After conceiving the project, I established an international collaboration with Dr Sabine Taschner-Mandl from St. Anna Children's Cancer Research Institute. Dr Matishalin Patel, an expert in evolutionary biology and a departmental colleague at the University of Hull, and I secured a DAIM PhD studentship through a competitive process to fund this project. In January 2024, Francesca Covell became our first PhD candidate (AI and Data Science).
Fran is interested in neuroblastoma's phenotypic plasticity in this context. She has already built a model describing neuroblastoma cells' interconversion between the noradrenergic, intermediate, and mesenchymal identities with ordinary differential equations.

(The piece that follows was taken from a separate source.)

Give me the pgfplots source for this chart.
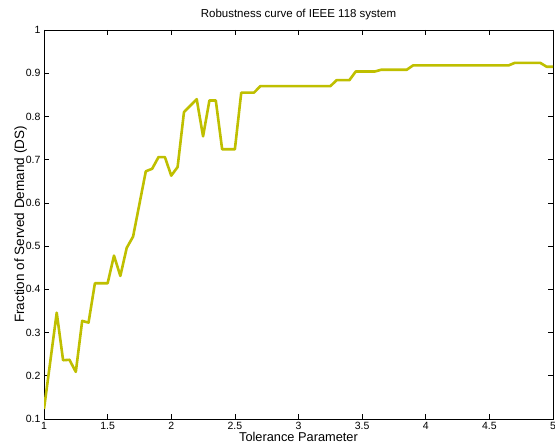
\documentclass[border=0pt]{standalone}
\usepackage{fontspec}
\setmainfont{Liberation Sans}
\usepackage{pgfplots}
\pgfplotsset{compat=1.18}
\definecolor{lc}{RGB}{191,191,0}
\begin{document}
\begin{tikzpicture}[x=1bp,y=1bp]
\begin{axis}[
  at={(0,0)}, anchor=south west,
  scale only axis, width=509bp, height=389bp,
  xmin=1, xmax=5, ymin=0.1, ymax=1,
  xtick={1,1.5,2,2.5,3,3.5,4,4.5,5},
  ytick={0.1,0.2,0.3,0.4,0.5,0.6,0.7,0.8,0.9,1},
  tick align=inside, major tick length=5bp,
  axis line style={line width=0.8bp},
  tick style={black, line width=0.6bp},
  ticklabel style={font=\fontsize{10.5bp}{12bp}\selectfont},
  xticklabel style={yshift=0bp},
  /pgf/number format/assume math mode=true,
  title={Robustness curve of IEEE 118 system},
  title style={font=\fontsize{11.5bp}{14bp}\selectfont, at={(axis description cs:0.5,1)}, anchor=base, yshift=7bp, inner sep=0pt},
  xlabel={Tolerance Parameter},
  xlabel style={font=\fontsize{12.8bp}{15bp}\selectfont, at={(axis description cs:0.5,0)}, anchor=north, yshift=-13.3bp, inner sep=0pt},
  ylabel={Fraction of Served Demand (DS)},
  ylabel style={font=\fontsize{13.5bp}{15bp}\selectfont, at={(axis description cs:-0.0334,0.5)}, anchor=south, inner sep=0pt},
]
\addplot[color=lc, line width=2.6bp, line join=round, mark=none] coordinates {
(1.00,0.123) (1.10,0.346) (1.15,0.236) (1.20,0.237) (1.25,0.209)
(1.30,0.327) (1.35,0.323) (1.40,0.414) (1.50,0.414) (1.55,0.478)
(1.60,0.431) (1.65,0.496) (1.70,0.522) (1.80,0.673) (1.85,0.679)
(1.90,0.706) (1.95,0.706) (2.00,0.663) (2.05,0.683) (2.10,0.810)
(2.20,0.840) (2.25,0.754) (2.30,0.837) (2.35,0.837) (2.40,0.724)
(2.50,0.724) (2.55,0.855) (2.65,0.855) (2.70,0.870) (3.25,0.870)
(3.30,0.884) (3.40,0.884) (3.45,0.904) (3.60,0.904) (3.65,0.908)
(3.85,0.908) (3.90,0.918) (4.65,0.918) (4.70,0.924) (4.90,0.924)
(4.95,0.915) (5.00,0.915)
};
\end{axis}
\pgfresetboundingbox
\path[use as bounding box] (-44bp,-26bp) rectangle (511bp,419bp);
\end{tikzpicture}
\end{document}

Using the model, she is now investigating the effects of inhibiting different interconversion pathways on clonal evolution during treatment. Typically, noradrenergic neuroblastoma cells are more sensitive to treatment, but Dr Taschner-Mandl is developing mesenchymal phenotype–specific inhibitors. The goal is to manipulate a tumour's interconversion dynamics to steer its evolution towards a state where it is vulnerable to certain drugs.
Other phenomena await explanation too. Most if not all of the existing models of adaptive therapy consider two drugs only, but the rapid COJEC protocol for induction chemotherapy alone requires five drugs. Multidrug adaptive therapy can certainly benefit from a more general theoretical framework. Spatial and stochastic effects, as well as various non-cancer cells in the tumour microenvironment, complicate the dynamics further.